--- Brief ---
Reproduce all the lines below exactly and omit the images.

--- Data segment ---
* START *

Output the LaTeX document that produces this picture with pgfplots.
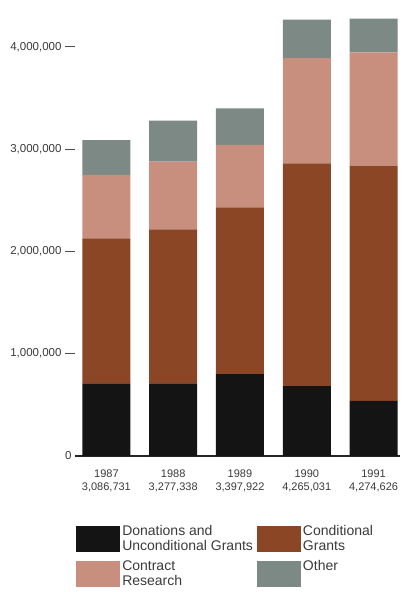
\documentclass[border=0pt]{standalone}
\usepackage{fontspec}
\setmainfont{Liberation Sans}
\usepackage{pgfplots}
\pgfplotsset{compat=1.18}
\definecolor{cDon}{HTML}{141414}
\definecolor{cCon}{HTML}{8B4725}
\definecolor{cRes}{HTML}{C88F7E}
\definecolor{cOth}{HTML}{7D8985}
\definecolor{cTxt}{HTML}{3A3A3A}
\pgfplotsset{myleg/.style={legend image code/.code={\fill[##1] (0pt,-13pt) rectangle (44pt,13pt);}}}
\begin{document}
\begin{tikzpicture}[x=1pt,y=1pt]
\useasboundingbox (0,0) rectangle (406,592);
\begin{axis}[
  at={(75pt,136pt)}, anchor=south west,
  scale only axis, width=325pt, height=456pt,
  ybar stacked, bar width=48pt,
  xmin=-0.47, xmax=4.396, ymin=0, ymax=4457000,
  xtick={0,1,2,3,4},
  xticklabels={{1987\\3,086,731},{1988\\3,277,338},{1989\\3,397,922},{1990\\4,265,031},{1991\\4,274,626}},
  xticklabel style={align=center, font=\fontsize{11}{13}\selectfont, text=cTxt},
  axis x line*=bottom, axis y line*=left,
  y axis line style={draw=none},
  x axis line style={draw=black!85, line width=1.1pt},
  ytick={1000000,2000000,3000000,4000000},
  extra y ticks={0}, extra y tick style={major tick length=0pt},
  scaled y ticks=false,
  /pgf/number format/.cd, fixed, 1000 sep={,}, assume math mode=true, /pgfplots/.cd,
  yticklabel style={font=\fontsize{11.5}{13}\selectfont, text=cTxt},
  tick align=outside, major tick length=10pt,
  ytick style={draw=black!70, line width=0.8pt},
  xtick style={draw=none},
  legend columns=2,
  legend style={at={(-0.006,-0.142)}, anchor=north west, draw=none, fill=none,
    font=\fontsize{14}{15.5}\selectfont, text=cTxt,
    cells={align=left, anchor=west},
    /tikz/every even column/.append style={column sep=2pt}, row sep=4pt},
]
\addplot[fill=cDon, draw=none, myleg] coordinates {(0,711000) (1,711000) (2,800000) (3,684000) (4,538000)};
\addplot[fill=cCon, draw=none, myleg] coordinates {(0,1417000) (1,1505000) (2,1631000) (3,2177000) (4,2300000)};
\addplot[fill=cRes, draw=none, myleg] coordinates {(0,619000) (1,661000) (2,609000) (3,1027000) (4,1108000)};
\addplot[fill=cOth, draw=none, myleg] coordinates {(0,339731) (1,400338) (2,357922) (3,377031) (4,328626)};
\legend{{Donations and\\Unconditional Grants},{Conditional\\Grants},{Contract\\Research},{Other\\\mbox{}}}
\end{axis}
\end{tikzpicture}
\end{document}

* END *

--- Written solution ---
Output the LaTeX document that produces this picture with pgfplots.
\documentclass[border=0pt]{standalone}
\usepackage{fontspec}
\setmainfont{Liberation Sans}
\usepackage{pgfplots}
\pgfplotsset{compat=1.18}
\definecolor{cDon}{HTML}{141414}
\definecolor{cCon}{HTML}{8B4725}
\definecolor{cRes}{HTML}{C88F7E}
\definecolor{cOth}{HTML}{7D8985}
\definecolor{cTxt}{HTML}{3A3A3A}
\pgfplotsset{myleg/.style={legend image code/.code={\fill[##1] (0pt,-13pt) rectangle (44pt,13pt);}}}
\begin{document}
\begin{tikzpicture}[x=1pt,y=1pt]
\useasboundingbox (0,0) rectangle (406,592);
\begin{axis}[
  at={(75pt,136pt)}, anchor=south west,
  scale only axis, width=325pt, height=456pt,
  ybar stacked, bar width=48pt,
  xmin=-0.47, xmax=4.396, ymin=0, ymax=4457000,
  xtick={0,1,2,3,4},
  xticklabels={{1987\\3,086,731},{1988\\3,277,338},{1989\\3,397,922},{1990\\4,265,031},{1991\\4,274,626}},
  xticklabel style={align=center, font=\fontsize{11}{13}\selectfont, text=cTxt},
  axis x line*=bottom, axis y line*=left,
  y axis line style={draw=none},
  x axis line style={draw=black!85, line width=1.1pt},
  ytick={1000000,2000000,3000000,4000000},
  extra y ticks={0}, extra y tick style={major tick length=0pt},
  scaled y ticks=false,
  /pgf/number format/.cd, fixed, 1000 sep={,}, assume math mode=true, /pgfplots/.cd,
  yticklabel style={font=\fontsize{11.5}{13}\selectfont, text=cTxt},
  tick align=outside, major tick length=10pt,
  ytick style={draw=black!70, line width=0.8pt},
  xtick style={draw=none},
  legend columns=2,
  legend style={at={(-0.006,-0.142)}, anchor=north west, draw=none, fill=none,
    font=\fontsize{14}{15.5}\selectfont, text=cTxt,
    cells={align=left, anchor=west},
    /tikz/every even column/.append style={column sep=2pt}, row sep=4pt},
]
\addplot[fill=cDon, draw=none, myleg] coordinates {(0,711000) (1,711000) (2,800000) (3,684000) (4,538000)};
\addplot[fill=cCon, draw=none, myleg] coordinates {(0,1417000) (1,1505000) (2,1631000) (3,2177000) (4,2300000)};
\addplot[fill=cRes, draw=none, myleg] coordinates {(0,619000) (1,661000) (2,609000) (3,1027000) (4,1108000)};
\addplot[fill=cOth, draw=none, myleg] coordinates {(0,339731) (1,400338) (2,357922) (3,377031) (4,328626)};
\legend{{Donations and\\Unconditional Grants},{Conditional\\Grants},{Contract\\Research},{Other\\\mbox{}}}
\end{axis}
\end{tikzpicture}
\end{document}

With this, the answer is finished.